Mas sei que é um vício de tal forma arreigado que não há maneira
de nos livrarmos dele. Falar deste ou daquele, da vizinha, do
vizinho, do padeiro, do professor, do jardineiro, do empregado desta
ou daquela loja, dar palpites sobre a sua vida, sobre o que não fez
e o que devia ter feito, sobre a mulher, o marido, a família, os
filhos, o cão e o periquito gay
é mais do que uma moda. É um desporto. Um divertimento. Um motivo
para apostas e tira-teimas. Um passatempo de gente inútil e com mais
areia no cérebro do que aquela a perder de vista nas praias deste
país.
A
melhor receita para elas seria, por exemplo, arranjar uma vida
própria, um namorado ou uma namorada, para estarem entretidinhos, um
cão, um gato ou mesmo um periquito, independentemente das opções
sexuais da ave. Ou, então, ir até à Casa dos Segredos.
Isso
ainda era pouco. No fundo, no fundo, eu até sei onde elas deviam de
ir.
3 comentários:
Em cheio!!!
No tempo, no modo… e no local. :-) :-)
Abraço.
Pequeno, muito pequeno, já passava na Ruinha. E, conforme se ia passando, íamos sentindo nas costas as portas e janelas a abrir e a fechar sorrateiramente; as cortinas, como quem não quer a coisa, a serem afastadas para deixarem entrar a luz e com ela as novas lá de fora. Lá dentro era sempre penumbra e descrição. E os pensamentos e conversas sobre o que é que o gaiato andava ali a fazer. E o pai, e a mãe, e a tia que não arranja namorado... Não há-de ser boa coisa.
Era a Rua das Bisbórrias.
Ainda hoje quando lá passo sinto as velhas de verruga de olho escondido. Não há panelas para arear?
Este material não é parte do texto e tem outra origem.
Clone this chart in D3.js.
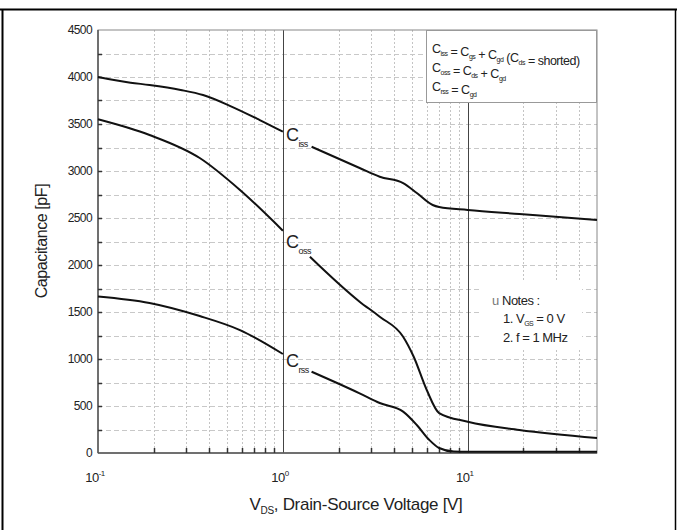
<!DOCTYPE html>
<html>
<head>
<meta charset="utf-8">
<script src="https://cdn.jsdelivr.net/npm/d3@7"></script>
<style>
  body { margin: 0; background: #fff; }
  svg { display: block; font-family: "Liberation Sans", Arial, sans-serif; }
</style>
</head>
<body>
<svg id="chart" width="677" height="530"></svg>
<script>

const issVolts = [0.1, 0.15, 0.19, 0.28, 0.37, 0.52, 0.75, 1.0, 1.43, 2.6, 3.34, 4.47, 5.3, 6.46, 7.0, 10, 19, 50];
const issCap   = [4000, 3940, 3915, 3862, 3808, 3691, 3542, 3418, 3258, 3032, 2939, 2872, 2766, 2638, 2617, 2585, 2543, 2480];

const ossVolts = [0.1, 0.19, 0.355, 0.586, 1.0, 1.4, 2.6, 3.34, 4.47, 5.1, 6.0, 7.0, 10, 19, 50];
const ossCap   = [3550, 3383, 3138, 2798, 2365, 2088, 1610, 1450, 1237, 1024, 670, 425, 333, 245, 160];

const rssVolts = [0.1, 0.19, 0.355, 0.586, 1.0, 1.43, 2.6, 3.34, 4.47, 5.3, 6.2, 7.0, 8.4, 10, 50];
const rssCap   = [1665, 1596, 1457, 1308, 1053, 865, 635, 532, 440, 298, 138, 53, 15, 12, 12];

const seriesNames = ["iss", "oss", "rss"];
const labelGap = [1.0, 1.4];   // curve is broken where the C label sits

const yTicks = [0, 500, 1000, 1500, 2000, 2500, 3000, 3500, 4000, 4500];
const xDecades = [0.1, 1, 10];
const xDecadeExp = ["-1", "0", "1"];

const legendLines = [
    [["C", "iss"], [" = C", "gs"], [" + C", "gd"], [" (C", "ds"], [" = shorted)", ""]],
    [["C", "oss"], [" = C", "ds"], [" + C", "gd"]],
    [["C", "rss"], [" = C", "gd"]]
];

const svg = d3.select("#chart");

// frame of the table cell
svg.append("line").attr("x1", 0).attr("x2", 677).attr("y1", 9.5).attr("y2", 9.5)
    .attr("stroke", "#000").attr("stroke-width", 2);
svg.append("line").attr("x1", 2.5).attr("x2", 2.5).attr("y1", 9).attr("y2", 530)
    .attr("stroke", "#000").attr("stroke-width", 2);
svg.append("line").attr("x1", 675.5).attr("x2", 675.5).attr("y1", 9).attr("y2", 530)
    .attr("stroke", "#000").attr("stroke-width", 1.5);

const x = d3.scaleLog().domain([0.1, 50]).range([98, 597]);
const y = d3.scaleLinear().domain([0, 4500]).range([453, 30]);

// minor decade values
const minorX = [];
[0.1, 1, 10].forEach(function(d) {
    for (let k = 2; k <= 9; k++) {
        if (d * k < 50) minorX.push(d * k);
    }
});
const gridY = d3.range(250, 4500, 250);

const grid = svg.append("g");

grid.selectAll(".vgrid")
    .data(minorX)
    .enter()
    .append("line")
    .attr("x1", d => Math.round(x(d)) + 0.5)
    .attr("x2", d => Math.round(x(d)) + 0.5)
    .attr("y1", y(4500))
    .attr("y2", y(0))
    .attr("stroke", "#c4c4c4")
    .attr("stroke-dasharray", "2,2");

grid.selectAll(".hgrid")
    .data(gridY)
    .enter()
    .append("line")
    .attr("x1", x(0.1))
    .attr("x2", x(50))
    .attr("y1", d => Math.round(y(d)) + 0.5)
    .attr("y2", d => Math.round(y(d)) + 0.5)
    .attr("stroke", "#c8c8c8")
    .attr("stroke-dasharray", "5,3");

// major decade lines
grid.selectAll(".major")
    .data([1, 10])
    .enter()
    .append("line")
    .attr("x1", d => Math.round(x(d)) + 0.5)
    .attr("x2", d => Math.round(x(d)) + 0.5)
    .attr("y1", y(4500))
    .attr("y2", y(0))
    .attr("stroke", "#444")
    .attr("stroke-width", 1);

// plot box
svg.append("rect")
    .attr("x", x(0.1)).attr("y", y(4500))
    .attr("width", x(50) - x(0.1)).attr("height", y(0) - y(4500))
    .attr("fill", "none").attr("stroke", "#888");
svg.append("line").attr("x1", x(0.1)).attr("x2", x(0.1)).attr("y1", y(4500)).attr("y2", y(0))
    .attr("stroke", "#555").attr("stroke-width", 1.5);
svg.append("line").attr("x1", x(0.1)).attr("x2", x(50)).attr("y1", y(0)).attr("y2", y(0))
    .attr("stroke", "#555").attr("stroke-width", 1.5);

// inward ticks
svg.append("g").selectAll("line")
    .data(minorX)
    .enter()
    .append("line")
    .attr("x1", d => Math.round(x(d)) + 0.5)
    .attr("x2", d => Math.round(x(d)) + 0.5)
    .attr("y1", y(0))
    .attr("y2", y(0) - 5)
    .attr("stroke", "#333")
    .attr("stroke-width", 1.5);

svg.append("g").selectAll("line")
    .data(gridY)
    .enter()
    .append("line")
    .attr("x1", x(0.1))
    .attr("x2", x(0.1) + 4)
    .attr("y1", d => Math.round(y(d)) + 0.5)
    .attr("y2", d => Math.round(y(d)) + 0.5)
    .attr("stroke", "#333")
    .attr("stroke-width", 1.5);

// y tick labels
svg.append("g").selectAll("text")
    .data(yTicks)
    .enter()
    .append("text")
    .attr("x", 92)
    .attr("y", d => y(d) + 4)
    .attr("text-anchor", "end")
    .attr("font-size", 12)
    .attr("letter-spacing", -0.6)
    .attr("fill", "#222")
    .text(d => d);

// x tick labels 10^n
const xLab = svg.append("g").selectAll("text")
    .data(xDecades)
    .enter()
    .append("text")
    .attr("x", d => x(d) - 3)
    .attr("y", 482)
    .attr("text-anchor", "middle")
    .attr("font-size", 13)
    .attr("letter-spacing", -0.5)
    .attr("fill", "#222");
xLab.append("tspan").text("10");
xLab.append("tspan")
    .attr("dy", -6)
    .attr("font-size", 8)
    .text((d, i) => xDecadeExp[i]);

// axis titles
svg.append("text")
    .attr("transform", "translate(47,241) rotate(-90)")
    .attr("text-anchor", "middle")
    .attr("font-size", 16)
    .attr("letter-spacing", -0.4)
    .attr("fill", "#222")
    .text("Capacitance [pF]");

const xTitle = svg.append("text")
    .attr("x", 356)
    .attr("y", 510)
    .attr("text-anchor", "middle")
    .attr("font-size", 17)
    .attr("letter-spacing", -0.3)
    .attr("fill", "#222");
xTitle.append("tspan").text("V");
xTitle.append("tspan").attr("dy", 4).attr("font-size", 10).text("DS");
xTitle.append("tspan").attr("dy", -4).text(", Drain-Source Voltage [V]");

// legend box
svg.append("rect")
    .attr("x", 426.5).attr("y", 30.5)
    .attr("width", 170).attr("height", 72)
    .attr("fill", "#fff").attr("stroke", "#999");

const legendText = svg.append("g").selectAll("text")
    .data(legendLines)
    .enter()
    .append("text")
    .attr("x", 432)
    .attr("y", (d, i) => 53 + i * 19)
    .attr("font-size", 12.5)
    .attr("letter-spacing", -0.5)
    .attr("fill", "#222");
legendText.each(function(parts) {
    const t = d3.select(this);
    parts.forEach(function(p) {
        t.append("tspan").text(p[0]);
        if (p[1]) {
            t.append("tspan").attr("dy", 3).attr("font-size", 7).text(p[1]);
            t.append("tspan").attr("dy", -3).text("");
        }
    });
});

// notes
svg.append("rect")
    .attr("x", 480).attr("y", 282)
    .attr("width", 102).attr("height", 66)
    .attr("fill", "#fff");

const notes = svg.append("g").attr("font-size", 13).attr("letter-spacing", -0.5).attr("fill", "#222");
notes.append("text").attr("x", 492).attr("y", 305).attr("fill", "#777").text("u");
notes.append("text").attr("x", 502).attr("y", 305).text("Notes :");
const n1 = notes.append("text").attr("x", 503).attr("y", 323);
n1.append("tspan").text("1. V");
n1.append("tspan").attr("dy", 3).attr("font-size", 7).text("GS");
n1.append("tspan").attr("dy", -3).text(" = 0 V");
notes.append("text").attr("x", 503).attr("y", 342).text("2. f = 1 MHz");

// curves
const seriesData = {
    iss: issVolts.map((v, i) => ({ v: v, c: issCap[i] })),
    oss: ossVolts.map((v, i) => ({ v: v, c: ossCap[i] })),
    rss: rssVolts.map((v, i) => ({ v: v, c: rssCap[i] }))
};

const line = d3.line()
    .x(d => x(d.v))
    .y(d => y(d.c))
    .curve(d3.curveMonotoneX);

const curves = svg.append("g");
seriesNames.forEach(function(name) {
    const pts = seriesData[name];
    const before = pts.filter(d => d.v <= labelGap[0]);
    const after = pts.filter(d => d.v >= labelGap[1]);
    [before, after].forEach(function(seg) {
        curves.append("path")
            .attr("d", line(seg))
            .attr("fill", "none")
            .attr("stroke", "#111")
            .attr("stroke-width", 2);
    });
});

// curve labels
const labelDrop = { iss: 9, oss: 17, rss: 13 };
seriesNames.forEach(function(name) {
    const at = seriesData[name].find(d => d.v === labelGap[0]);
    const t = svg.append("text")
        .attr("x", x(labelGap[0]) + 3)
        .attr("y", y(at.c) + labelDrop[name])
        .attr("font-size", 18)
        .attr("letter-spacing", -0.5)
        .attr("fill", "#222");
    t.append("tspan").text("C");
    t.append("tspan").attr("dy", 6).attr("font-size", 9).text(name);
});

</script>
</body>
</html>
Eu bem lhes vejo as noras lá na ribeira...
O papagaio é mesmo gay??? Ouvi dizer, mas, estava com dúvidas... Sabe -se lá se não é obrigado a isso... naquela casa, sempre tão caladinhos e secretos...sabe-se lá o que se passa lá dentro.... mas eu ouvi dizer umas coisas... Já ouviram falar nisso.???!!